The iconic computer brand returns to phones with the Commodore Callback 8020, built on Jolla’s Sailfish OS — a quiet alliance of two names that shape computing history. Two pieces of computing history just came together. Commodore — the brand behind the best-selling computer of all time — is returning to the phone market with the Commodore Callback 8020, a flip phone designed to help people disconnect. And it runs on Sailfish OS, the European operating system built by Jolla on the Nokia MeeGo lineage.
Jolla is a Finnish technology company founded in 2011 by former Nokia engineers building on the MeeGo operating system. The company has developed the Sailfish OS operating system for over a decade, offering a European alternative to the market dominated by Big Tech giants.

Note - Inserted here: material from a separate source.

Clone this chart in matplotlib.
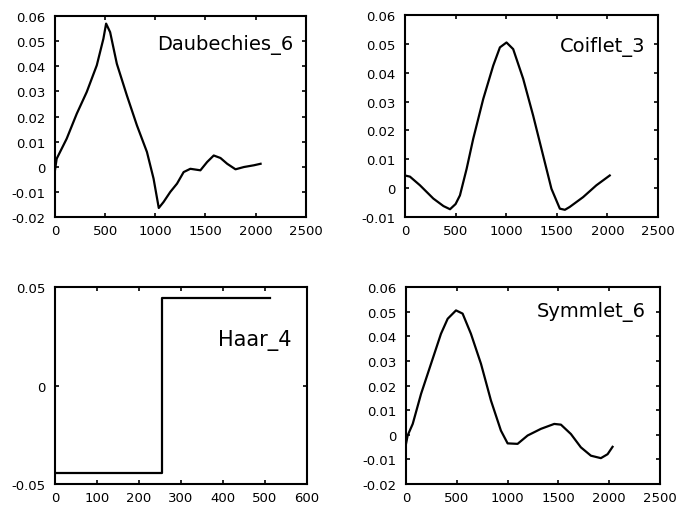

Jolla launched its first smartphone in 2013.
This is a unique union: the company that brought computing into millions of homes in the 1980s, and the only independent European mobile operating system, Sailfish OS, together building a phone for people who want their attention, their privacy, and their data back.

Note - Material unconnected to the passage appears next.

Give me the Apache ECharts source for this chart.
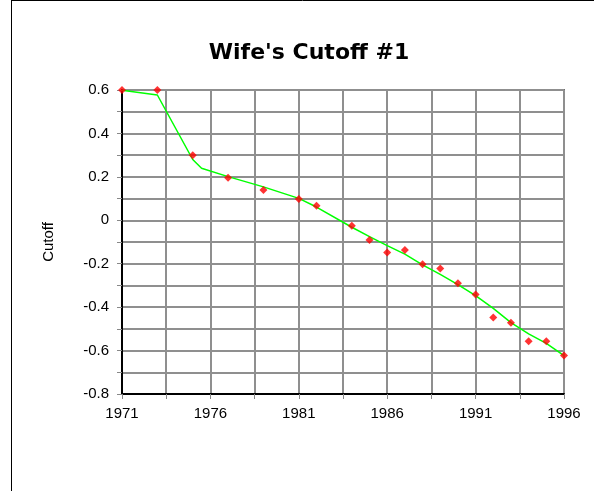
<!DOCTYPE html>
<html>
<head>
<meta charset="utf-8">
<script src="https://cdn.jsdelivr.net/npm/echarts@6/dist/echarts.min.js"></script>
<style>
  html, body { margin: 0; padding: 0; background: #fff; }
  #chart { width: 594px; height: 491px; }
</style>
</head>
<body>
<div id="chart"></div>
<script>
// observed cutoff values (red points)
const pointYears = [1971, 1973, 1975, 1977, 1979, 1981, 1982, 1984, 1985, 1986, 1987, 1988, 1989, 1990, 1991, 1992, 1993, 1994, 1995, 1996];
const pointValues = [0.6, 0.6, 0.30, 0.196, 0.139, 0.098, 0.067, -0.025, -0.091, -0.148, -0.137, -0.202, -0.222, -0.29, -0.342, -0.448, -0.472, -0.557, -0.557, -0.623];

// fitted line (green)
const fitYears = [1971, 1973, 1975, 1975.5, 1977, 1979, 1981, 1982, 1984, 1985, 1986, 1987, 1988, 1989, 1990, 1991, 1992, 1993, 1994, 1995, 1996];
const fitValues = [0.599, 0.577, 0.28, 0.24, 0.201, 0.154, 0.101, 0.061, -0.032, -0.075, -0.117, -0.156, -0.205, -0.249, -0.296, -0.347, -0.406, -0.471, -0.523, -0.567, -0.623];

const startYear = 1971;
const endYear = 1996;
const yMin = -0.8;
const yMax = 0.6;

const font = '"Liberation Sans", Arial, sans-serif';

// x axis runs on years since 1971 so the 2.5-year grid starts on the first label
const toOffset = (years, values) => years.map((y, i) => [y - startYear, values[i]]);

const chart = echarts.init(document.getElementById('chart'));

const option = {
  backgroundColor: '#fff',
  animation: false,
  title: {
    text: "Wife's Cutoff #1",
    left: 304,
    textAlign: 'center',
    top: 37,
    textStyle: {
      fontFamily: '"DejaVu Sans", sans-serif',
      fontWeight: 'bold',
      fontSize: 22,
      color: '#000'
    }
  },
  graphic: [
    { type: 'line', shape: { x1: 11.5, y1: 0, x2: 11.5, y2: 491 }, style: { stroke: '#000', lineWidth: 1 } },
    { type: 'line', shape: { x1: 11, y1: 0.5, x2: 594, y2: 0.5 }, style: { stroke: '#000', lineWidth: 1 } }
  ],
  grid: {
    left: 122,
    right: 30,
    top: 90,
    bottom: 97,
    show: true,
    borderColor: '#000',
    borderWidth: 1.5
  },
  xAxis: {
    type: 'value',
    min: 0,
    max: endYear - startYear,
    interval: 2.5,
    axisLine: { onZero: false, lineStyle: { color: '#000', width: 2 } },
    axisTick: { show: true, length: 5, lineStyle: { color: '#888' } },
    axisLabel: {
      color: '#000',
      fontFamily: font,
      fontSize: 15,
      margin: 12,
      formatter: v => (v % 5 === 0 ? String(startYear + v) : '')
    },
    splitLine: { show: true, lineStyle: { color: '#8f8f8f', width: 2 } }
  },
  yAxis: {
    type: 'value',
    min: yMin,
    max: yMax,
    interval: 0.1,
    name: 'Cutoff',
    nameLocation: 'middle',
    nameGap: 66,
    nameRotate: 90,
    nameTextStyle: { color: '#000', fontFamily: font, fontSize: 15 },
    axisLine: { show: true, onZero: false, lineStyle: { color: '#000', width: 2 } },
    axisTick: { show: true, length: 5, lineStyle: { color: '#888' } },
    axisLabel: {
      color: '#000',
      fontFamily: font,
      fontSize: 15,
      margin: 13,
      formatter: v => {
        const k = Math.round(v * 10);
        if (k % 2 !== 0) return '';
        return k === 0 ? '0' : (k / 10).toFixed(1);
      }
    },
    splitLine: { show: true, lineStyle: { color: '#8f8f8f', width: 2 } }
  },
  series: [
    {
      name: 'fit',
      type: 'line',
      data: toOffset(fitYears, fitValues),
      showSymbol: false,
      lineStyle: { color: '#00ff00', width: 1.5 },
      z: 3
    },
    {
      name: 'observed',
      type: 'scatter',
      data: toOffset(pointYears, pointValues),
      symbol: 'diamond',
      symbolSize: 8,
      itemStyle: { color: '#ff0000' },
      z: 4
    }
  ]
};

chart.setOption(option);
</script>
</body>
</html>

The Commodore Callback 8020 is built for calm — a phone that lets people step away from endless feeds and notifications, while still doing what they need. Commodore chose Sailfish OS for exactly the qualities that make it different from the dominant platforms: privacy by design, no Big Tech surveillance, and a distinctive, human design language.

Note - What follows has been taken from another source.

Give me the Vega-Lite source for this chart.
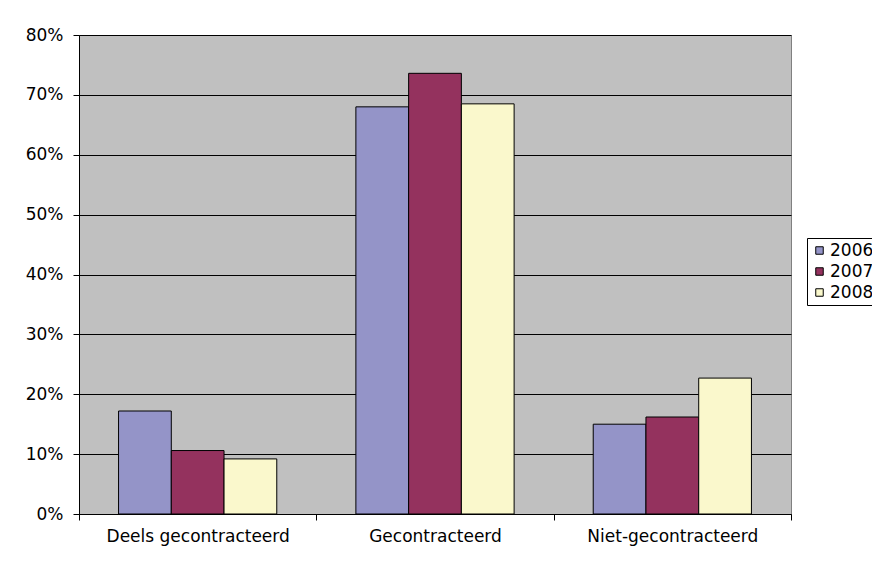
{
  "$schema": "https://vega.github.io/schema/vega-lite/v6.json",
  "width": 712,
  "height": 479,
  "autosize": {"type": "none"},
  "padding": {"left": 79, "top": 35, "right": 81, "bottom": 47},
  "background": "white",
  "data": {
    "values": [
      {"categorie": "Deels gecontracteerd", "jaar": "2006", "aandeel": 0.172},
      {"categorie": "Deels gecontracteerd", "jaar": "2007", "aandeel": 0.106},
      {"categorie": "Deels gecontracteerd", "jaar": "2008", "aandeel": 0.092},
      {"categorie": "Gecontracteerd", "jaar": "2006", "aandeel": 0.680},
      {"categorie": "Gecontracteerd", "jaar": "2007", "aandeel": 0.736},
      {"categorie": "Gecontracteerd", "jaar": "2008", "aandeel": 0.685},
      {"categorie": "Niet-gecontracteerd", "jaar": "2006", "aandeel": 0.150},
      {"categorie": "Niet-gecontracteerd", "jaar": "2007", "aandeel": 0.162},
      {"categorie": "Niet-gecontracteerd", "jaar": "2008", "aandeel": 0.227}
    ]
  },
  "mark": {"type": "bar", "stroke": "black", "strokeWidth": 1},
  "encoding": {
    "x": {
      "field": "categorie",
      "type": "nominal",
      "sort": null,
      "scale": {"paddingInner": 0, "paddingOuter": 0},
      "axis": {
        "title": null,
        "labelAngle": 0,
        "tickBand": "extent",
        "labelLimit": 0,
        "domainColor": "black",
        "tickColor": "black",
        "tickSize": 6,
        "labelPadding": 8,
        "labelFontSize": 17,
        "labelColor": "black",
        "labelFont": "DejaVu Sans"
      }
    },
    "xOffset": {"field": "jaar", "type": "nominal", "scale": {"paddingInner": 0, "paddingOuter": 0.75}},
    "y": {
      "field": "aandeel",
      "type": "quantitative",
      "scale": {"domain": [0, 0.8], "nice": false},
      "axis": {
        "title": null,
        "values": [0, 0.1, 0.2, 0.3, 0.4, 0.5, 0.6, 0.7, 0.8],
        "format": ".0%",
        "grid": true,
        "gridColor": "black",
        "gridOpacity": 1,
        "domainColor": "black",
        "tickColor": "black",
        "tickSize": 6,
        "labelPadding": 10,
        "labelFontSize": 17,
        "labelColor": "black",
        "labelFont": "DejaVu Sans"
      }
    },
    "color": {
      "field": "jaar",
      "type": "nominal",
      "scale": {"domain": ["2006", "2007", "2008"], "range": ["#9494C8", "#94325E", "#FAF8CC"]},
      "legend": {
        "title": null,
        "orient": "none",
        "legendX": 728,
        "legendY": 203,
        "symbolType": "square",
        "symbolSize": 56,
        "symbolStrokeColor": "black",
        "symbolStrokeWidth": 1,
        "labelFontSize": 17,
        "labelFont": "DejaVu Sans",
        "labelColor": "black",
        "labelOffset": 2,
        "rowPadding": 3,
        "padding": 4,
        "strokeColor": "black",
        "fillColor": "white"
      }
    }
  },
  "config": {
    "view": {"fill": "#C0C0C0", "stroke": "#808080", "strokeWidth": 1},
    "axis": {"gridWidth": 1}
  }
}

How the partnership came about is itself a small story.
“The Commodore team went through all the alternatives and then they found Jolla’s Sailfish OS and loved the design and the privacy in it,” said Sami Pienimäki, CEO and co-founder of Jolla. “Peri approached me, and here we are: launching an iconic phone, with an iconic brand, on an iconic OS — and an amazing, growing community behind it. Who would have thought.”
For Commodore, the choice was about building something that serves people rather than exploits them.
“The Commodore Callback is designed as an antidote for the damage that modern ‘always-on’ culture has wreaked on us, and that antidote doesn’t end with our commitment to blocking social media and browsers at the system level,” said Peri Fractic, President & CEO, Commodore. “Privacy has been trodden on and exploited all too often in the last 20 years. With the Commodore Callback, your data stays yours. And in Jolla, we’ve found a partner that understands our vision for safer personal technology and has already built the ideal OS to power it.”
Both brands share a lineage and a conviction: that technology should give people control, not take it. Commodore was the first company to democratize the era of personal computing through thoughtful design and accessible pricing; Sailfish OS carries forward the European mobile engineering tradition that began at Nokia. Together, the Commodore Callback 8020 offers people a genuine choice — over their data, their privacy, and what their phone exposes them to.
Jolla and Commodore will showcase the partnership on July 8, 2026 in Helsinki, where Jolla also starts to ship its awaited European smartphone, the new Jolla Phone.